WHAT YOU SHOULD DO
Begin at the first line of the data and copy each line through the one containing "0.39, 0.345, 0.297, 0.297]", that line included, with no pictures.

STORED DATA
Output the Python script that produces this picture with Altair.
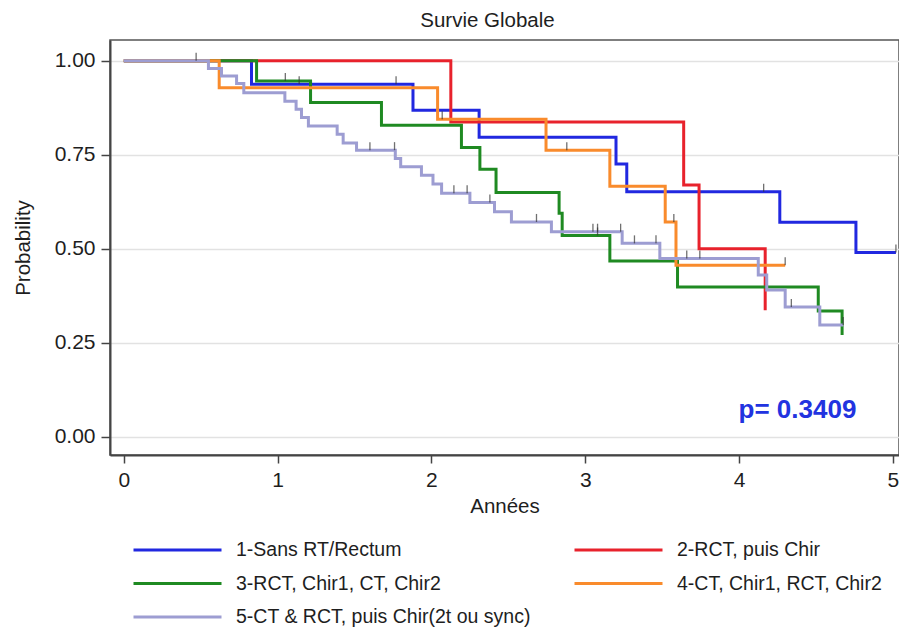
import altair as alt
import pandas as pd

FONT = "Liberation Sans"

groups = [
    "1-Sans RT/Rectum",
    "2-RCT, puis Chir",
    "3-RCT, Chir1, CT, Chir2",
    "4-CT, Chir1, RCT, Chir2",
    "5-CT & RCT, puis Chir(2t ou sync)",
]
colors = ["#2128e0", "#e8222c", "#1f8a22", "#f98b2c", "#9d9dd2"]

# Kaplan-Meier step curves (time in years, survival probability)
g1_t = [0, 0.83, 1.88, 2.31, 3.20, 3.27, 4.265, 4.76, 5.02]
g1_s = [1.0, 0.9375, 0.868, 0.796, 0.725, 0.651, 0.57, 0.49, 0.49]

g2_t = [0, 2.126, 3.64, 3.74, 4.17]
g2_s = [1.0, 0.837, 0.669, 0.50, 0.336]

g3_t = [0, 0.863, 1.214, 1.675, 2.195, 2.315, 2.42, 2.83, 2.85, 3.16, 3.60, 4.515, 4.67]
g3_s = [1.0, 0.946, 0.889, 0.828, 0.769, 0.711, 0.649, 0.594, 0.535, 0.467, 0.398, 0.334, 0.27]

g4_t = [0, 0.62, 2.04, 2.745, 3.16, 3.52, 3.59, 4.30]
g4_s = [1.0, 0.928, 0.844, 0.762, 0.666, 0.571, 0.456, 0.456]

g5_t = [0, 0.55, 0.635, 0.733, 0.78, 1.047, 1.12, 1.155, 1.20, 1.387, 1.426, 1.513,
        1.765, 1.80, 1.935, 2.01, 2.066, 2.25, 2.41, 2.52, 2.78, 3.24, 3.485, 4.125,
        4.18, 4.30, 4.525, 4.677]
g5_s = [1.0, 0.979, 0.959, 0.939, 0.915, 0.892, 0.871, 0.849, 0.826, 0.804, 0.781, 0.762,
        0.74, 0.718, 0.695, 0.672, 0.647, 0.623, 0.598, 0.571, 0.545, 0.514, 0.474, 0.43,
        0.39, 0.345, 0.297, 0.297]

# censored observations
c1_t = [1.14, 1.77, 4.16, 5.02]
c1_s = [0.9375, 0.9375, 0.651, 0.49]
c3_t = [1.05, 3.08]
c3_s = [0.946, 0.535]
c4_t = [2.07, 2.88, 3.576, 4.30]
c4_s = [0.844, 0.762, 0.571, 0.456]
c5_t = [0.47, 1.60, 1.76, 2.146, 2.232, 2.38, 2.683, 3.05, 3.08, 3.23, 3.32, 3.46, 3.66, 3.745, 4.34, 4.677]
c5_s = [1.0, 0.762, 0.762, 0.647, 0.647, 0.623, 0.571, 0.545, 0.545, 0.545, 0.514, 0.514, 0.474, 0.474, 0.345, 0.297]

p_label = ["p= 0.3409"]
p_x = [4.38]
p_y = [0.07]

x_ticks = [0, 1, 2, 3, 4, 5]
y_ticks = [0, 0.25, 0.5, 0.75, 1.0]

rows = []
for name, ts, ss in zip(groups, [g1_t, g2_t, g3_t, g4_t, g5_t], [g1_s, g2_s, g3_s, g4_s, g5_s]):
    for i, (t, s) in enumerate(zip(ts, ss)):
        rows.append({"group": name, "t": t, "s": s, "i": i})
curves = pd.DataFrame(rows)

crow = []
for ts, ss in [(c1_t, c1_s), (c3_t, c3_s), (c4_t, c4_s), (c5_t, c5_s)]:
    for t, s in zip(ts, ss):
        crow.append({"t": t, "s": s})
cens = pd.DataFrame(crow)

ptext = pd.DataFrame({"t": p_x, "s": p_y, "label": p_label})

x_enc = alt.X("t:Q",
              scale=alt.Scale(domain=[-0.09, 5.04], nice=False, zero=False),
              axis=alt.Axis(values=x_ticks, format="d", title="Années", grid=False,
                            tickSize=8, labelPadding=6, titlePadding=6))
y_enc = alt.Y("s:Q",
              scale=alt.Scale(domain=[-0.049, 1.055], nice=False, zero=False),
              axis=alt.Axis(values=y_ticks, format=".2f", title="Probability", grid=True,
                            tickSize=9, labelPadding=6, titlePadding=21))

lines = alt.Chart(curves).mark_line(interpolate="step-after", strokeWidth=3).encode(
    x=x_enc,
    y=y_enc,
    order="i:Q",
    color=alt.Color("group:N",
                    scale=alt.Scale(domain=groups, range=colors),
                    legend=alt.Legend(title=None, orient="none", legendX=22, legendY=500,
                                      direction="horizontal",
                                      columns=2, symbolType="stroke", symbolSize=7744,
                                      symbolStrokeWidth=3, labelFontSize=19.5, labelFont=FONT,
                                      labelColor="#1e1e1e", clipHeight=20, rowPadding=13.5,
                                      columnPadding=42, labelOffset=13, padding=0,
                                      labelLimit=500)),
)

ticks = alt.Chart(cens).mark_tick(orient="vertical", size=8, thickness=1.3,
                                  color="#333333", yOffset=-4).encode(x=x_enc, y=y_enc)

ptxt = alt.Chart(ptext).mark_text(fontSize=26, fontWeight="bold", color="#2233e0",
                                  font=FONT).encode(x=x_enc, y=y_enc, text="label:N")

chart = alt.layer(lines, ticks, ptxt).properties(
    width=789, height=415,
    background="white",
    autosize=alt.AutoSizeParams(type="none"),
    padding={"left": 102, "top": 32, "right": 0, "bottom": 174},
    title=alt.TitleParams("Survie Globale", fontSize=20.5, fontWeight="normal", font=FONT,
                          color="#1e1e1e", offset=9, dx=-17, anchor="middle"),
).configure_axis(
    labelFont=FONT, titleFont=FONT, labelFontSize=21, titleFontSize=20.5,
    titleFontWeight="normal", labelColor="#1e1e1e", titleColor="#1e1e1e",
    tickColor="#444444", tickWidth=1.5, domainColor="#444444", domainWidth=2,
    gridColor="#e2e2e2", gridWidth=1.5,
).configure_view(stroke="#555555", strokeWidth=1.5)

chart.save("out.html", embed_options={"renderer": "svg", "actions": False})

RESULT OF THIS TASK
Output the Python script that produces this picture with Altair.
import altair as alt
import pandas as pd

FONT = "Liberation Sans"

groups = [
    "1-Sans RT/Rectum",
    "2-RCT, puis Chir",
    "3-RCT, Chir1, CT, Chir2",
    "4-CT, Chir1, RCT, Chir2",
    "5-CT & RCT, puis Chir(2t ou sync)",
]
colors = ["#2128e0", "#e8222c", "#1f8a22", "#f98b2c", "#9d9dd2"]

# Kaplan-Meier step curves (time in years, survival probability)
g1_t = [0, 0.83, 1.88, 2.31, 3.20, 3.27, 4.265, 4.76, 5.02]
g1_s = [1.0, 0.9375, 0.868, 0.796, 0.725, 0.651, 0.57, 0.49, 0.49]

g2_t = [0, 2.126, 3.64, 3.74, 4.17]
g2_s = [1.0, 0.837, 0.669, 0.50, 0.336]

g3_t = [0, 0.863, 1.214, 1.675, 2.195, 2.315, 2.42, 2.83, 2.85, 3.16, 3.60, 4.515, 4.67]
g3_s = [1.0, 0.946, 0.889, 0.828, 0.769, 0.711, 0.649, 0.594, 0.535, 0.467, 0.398, 0.334, 0.27]

g4_t = [0, 0.62, 2.04, 2.745, 3.16, 3.52, 3.59, 4.30]
g4_s = [1.0, 0.928, 0.844, 0.762, 0.666, 0.571, 0.456, 0.456]

g5_t = [0, 0.55, 0.635, 0.733, 0.78, 1.047, 1.12, 1.155, 1.20, 1.387, 1.426, 1.513,
        1.765, 1.80, 1.935, 2.01, 2.066, 2.25, 2.41, 2.52, 2.78, 3.24, 3.485, 4.125,
        4.18, 4.30, 4.525, 4.677]
g5_s = [1.0, 0.979, 0.959, 0.939, 0.915, 0.892, 0.871, 0.849, 0.826, 0.804, 0.781, 0.762,
        0.74, 0.718, 0.695, 0.672, 0.647, 0.623, 0.598, 0.571, 0.545, 0.514, 0.474, 0.43,
        0.39, 0.345, 0.297, 0.297]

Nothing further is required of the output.